Yoğunlaşan küresel çatışmalar can kayıplarının ve yerinden edilmelerin artmasına neden oluyor
Çatışmaların insani maliyeti de aynı derecede endişe verici. BM’ye göre Nisan 2024’e kadar 120 milyondan fazla insan çatışma, şiddet veya zulüm nedeniyle yerinden edilmiş olacak. Silahlı çatışmalardan kaynaklanan küresel ölümlerin bu yılın sonuna kadar 200.000’i aşması bekleniyor. Bu sayı 2021’dekinden neredeyse üçte bir daha fazla. Devam eden insani krizler kitlesel göçe katkıda bulunuyor ve şiddete doğrudan dahil olmayan ülkeler üzerinde ek baskı yaratıyor.
Sivillerin uğradığı zararları izleme kuruluşu ACLED'in (Silahlı Çatışmaların Yer ve Olay Verileri) başkanı Prof. Clionadh Raleigh, Ukrayna savaşından bu yana şiddet olaylarında yüzde 27'lik bir artışa yol açan yeni çatışmaların ortaya çıkaraken önceden var olanların da sürdüğünü söyledi.
"Sona eren veya şiddetini kaybeden çatışmalar çok daha azken çok daha fazla çatışma ortaya çıkıyor," diyen Raleigh, Myanmar gibi daha küçük grupların karıştığı çok sayıda silahlı isyanın olduğu ülkelerde kapsamlı bir barış anlaşmasına ulaşmanın zorluğunu vurguladı.
“Bu nispeten küçük çatışmalar, evrim geçirme eğilimindeler ve içinde kaldıkları siyasal sisteme karşı çok esnekler. Bu yüzden sona erdirilmeleri çok zor olabilir.”
Raleigh, şiddetin biteviye artmasından kaygılı. Kaygısı kısmen İran ve İsrail arasındaki gerginliklerden kaynaklanıyor. Ancak aynı zamanda darbe ve suikast faillerinin veya milislerin iktidarı ele geçirmek için şiddet kullanma eğilimleri dolayısıyla eylemlerinin sonuçlarıyla yüzleşmek zorunda kalmayışlarından da kaygı duyduğunu söyledi.

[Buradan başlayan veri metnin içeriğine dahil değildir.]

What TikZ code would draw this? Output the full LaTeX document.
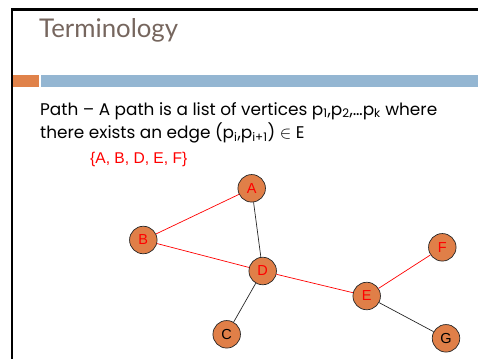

Sivillerin uğradıkları zararları izleyen bir başka yardım kuruluşu Silahlı Şiddete Karşı Eylem'in yöneticisi Iain Overton, Suriye ve Irak'ta şiddetin büyük bölümünün hafif silahlara ve el yapımı patlayıcılara dayanan devlet dışı silahlı gruplardan kaynaklandığı 2010'ların ortalarına kıyasla, günümüzde şiddetin giderek çatışan devletlerden kaynaklanmasına işaret ediyor.
Overton, “2020'ler hava saldırılarının ve özellikle de insansız hava araçlarıyla saldırıların on yılı olarak tanımlanacak.” dedi.